Four Equifax executives who sold stock in the days after the company discovered a security breach had no knowledge of the incident when they made the trades, the company said.
A special committee of the firm’s board that investigated the sales also determined the executives obtained appropriate clearance from Equifax’s legal department and that the transactions complied with company policy, Atlanta-based Equifax said Friday in a news release.
The computer hack that exposed the personal data of 145 million U.S. consumers was discovered by the credit-reporting company on July 29. Filings show that between Aug. 1 and Aug. 2, Chief Financial Officer John Gamble, Joseph Loughran, president of U.S. information solutions, and Rodolfo Ploder, president of workforce solutions, sold stock valued about $1.8 million.
Friday’s release also said that Douglas Brandberg, a senior vice president of investor relations at Equifax, sold 1,724 shares on Aug. 2. His trade — which totaled about $251,000 — hasn’t been previously reported since he isn’t considered a named executive officer and not required to publicly disclose stock trades.
“The conclusion that the company executives in question traded appropriately is an extremely important finding and very reassuring,” Chairman Mark L. Feidler said in the release. “We will not tolerate any violation of company policy or the law regarding the trading of securities.”
The U.S. Justice Department opened a criminal investigation into whether the Equifax executives violated insider trading laws with the sales, people familiar with the matter said Sept. 18. The Securities and Exchange Commission was also working with prosecutors on the probe, according to the people.

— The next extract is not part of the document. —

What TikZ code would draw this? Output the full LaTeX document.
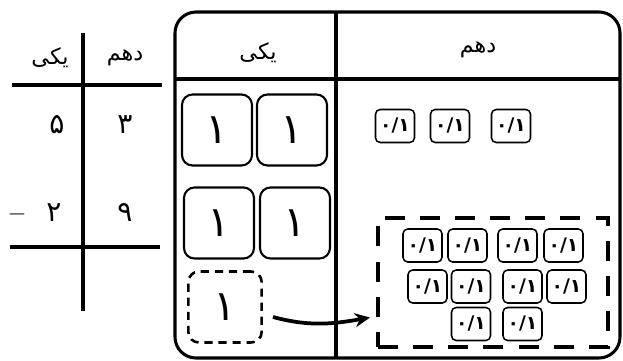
\documentclass[tikz,border=0pt]{standalone}
\usepackage{fontspec}
\newfontfamily\arabicfont[Script=Arabic]{DejaVu Sans}
\TeXXeTstate=1
\usetikzlibrary{arrows.meta}

\begin{document}
\begin{tikzpicture}[x=0.03cm,y=-0.03cm,
		fa/.style={font=\arabicfont\fontsize{19}{22}\selectfont},
		digit/.style={font=\arabicfont\fontsize{24}{28}\selectfont},
		bar/.style={line width=3.4pt},
		one/.style={draw,rounded corners=9pt,line width=1.8pt,minimum width=2.1cm,minimum height=2.13cm,inner sep=0pt,font=\arabicfont\fontsize{36}{40}\selectfont},
		tenth/.style={draw,rounded corners=4pt,line width=1.3pt,minimum width=1.17cm,minimum height=0.99cm,inner sep=0pt,font=\arabicfont\bfseries\fontsize{16}{18}\selectfont}]
		\newcommand{\rtl}[1]{\beginR #1\endR}
		\newcommand{\dahom}{۰/۱}
		\useasboundingbox (0,0) rectangle (623,360);
		% table on the left
		\coordinate (vtop) at (83,33);
		\coordinate (vbot) at (83,311);
		\coordinate (h1l) at (12,85);
		\coordinate (h1r) at (162,85);
		\coordinate (h2l) at (10,247);
		\coordinate (h2r) at (160,247);
		\draw[bar] (vtop) -- (vbot);
		\draw[bar] (h1l) -- (h1r);
		\draw[bar] (h2l) -- (h2r);
		\node[fa] (tyek) at (50,58) {\rtl{یکی}};
		\node[fa] (tdah) at (125,58) {\rtl{دهم}};
		\node[digit] (a1) at (57,125) {۵};
		\node[digit] (a2) at (125,125) {۳};
		\node[digit] (b1) at (54,213) {۲};
		\node[digit] (b2) at (125,213) {۹};
		\node[font=\fontsize{20}{20}\selectfont] (minus) at (17,214) {$-$};
		% place value chart
		\node[draw,line width=2.6pt,rounded corners=18pt,minimum width=13.35cm,minimum height=10.38cm,inner sep=0pt] (chart) at (397.5,185) {};
		\coordinate (dtop) at (336,12);
		\coordinate (dbot) at (336,358);
		\coordinate (hl) at (175,79);
		\coordinate (hr) at (620,79);
		\draw[line width=2.6pt] (dtop) -- (dbot);
		\draw[line width=2.6pt] (hl) -- (hr);
		\node[fa] (yek) at (258,53) {\rtl{یکی}};
		\node[fa] (dah) at (478,50) {\rtl{دهم}};
		% ones
		\node[one] (u1) at (217,130) {۱};
		\node[one] (u2) at (292,130) {۱};
		\node[one] (u3) at (219,223) {۱};
		\node[one] (u4) at (295,223) {۱};
		\node[one,dash pattern=on 7pt off 5pt,line width=2.2pt,minimum width=2.2cm] (u5) at (225,307) {۱};
		% tenths
		\node[tenth] (d1) at (395,126) {\dahom};
		\node[tenth] (d2) at (450,126) {\dahom};
		\node[tenth] (d3) at (511,126) {\dahom};
		\node[draw,line width=3.4pt,dash pattern=on 17pt off 13pt,minimum width=6.9cm,minimum height=3.87cm,inner sep=0pt] (box) at (493,282.5) {};
		\node[tenth] (e1) at (422.5,245.5) {\dahom};
		\node[tenth] (e2) at (467.5,245.5) {\dahom};
		\node[tenth] (e3) at (517.5,245.5) {\dahom};
		\node[tenth] (e4) at (563.5,245.5) {\dahom};
		\node[tenth] (e5) at (427.5,286.5) {\dahom};
		\node[tenth] (e6) at (471,286.5) {\dahom};
		\node[tenth] (e7) at (522.5,286.5) {\dahom};
		\node[tenth] (e8) at (566.5,286.5) {\dahom};
		\node[tenth] (e9) at (471,324) {\dahom};
		\node[tenth] (e10) at (522.5,324) {\dahom};
		% carry one over
		\draw[line width=3.2pt,-{Stealth[length=13pt,width=12pt]}] ([shift={(10,10)}]u5.east) to[out=-15,in=190] ([shift={(-6,35)}]box.west);
\end{tikzpicture}
\end{document}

Spokesman for the DOJ and SEC didn’t immediately respond Friday to requests for comment on the board’s statement and the status of any agency investigations.
The committee appointed by Equifax’s board found that Gamble was the first of the four executives to learn of the breach during an offsite management meeting on Aug. 10, according to the statement. He was on vacation with his wife in Utah when the incident was uncovered, the company said. Loughran and Brandberg were made aware of the hack between Aug. 13 and Aug. 15, while Ploder wasn’t briefed on the matter until a senior leadership meeting on Aug. 22.
The special committee was made up independent directors and advised by outside counsel, the firm said in the release. As part of its investigation, the group reviewed 55,000 documents and conducted 62 interviews, including with the executives who sold the shares and employees in the legal department who approved the trades.
Equifax said the legal team imposed a trading moratorium on Aug. 15 for all employees that the company identified were aware of the breach. The special committee used the recipient list for the blackout notice to determine which employees should be reviewed, the company said in the release.
Equifax shares have dropped 23% since it disclosed the breach on Sept. 7, compared with the 4.7% advance of the S&P 500 Index.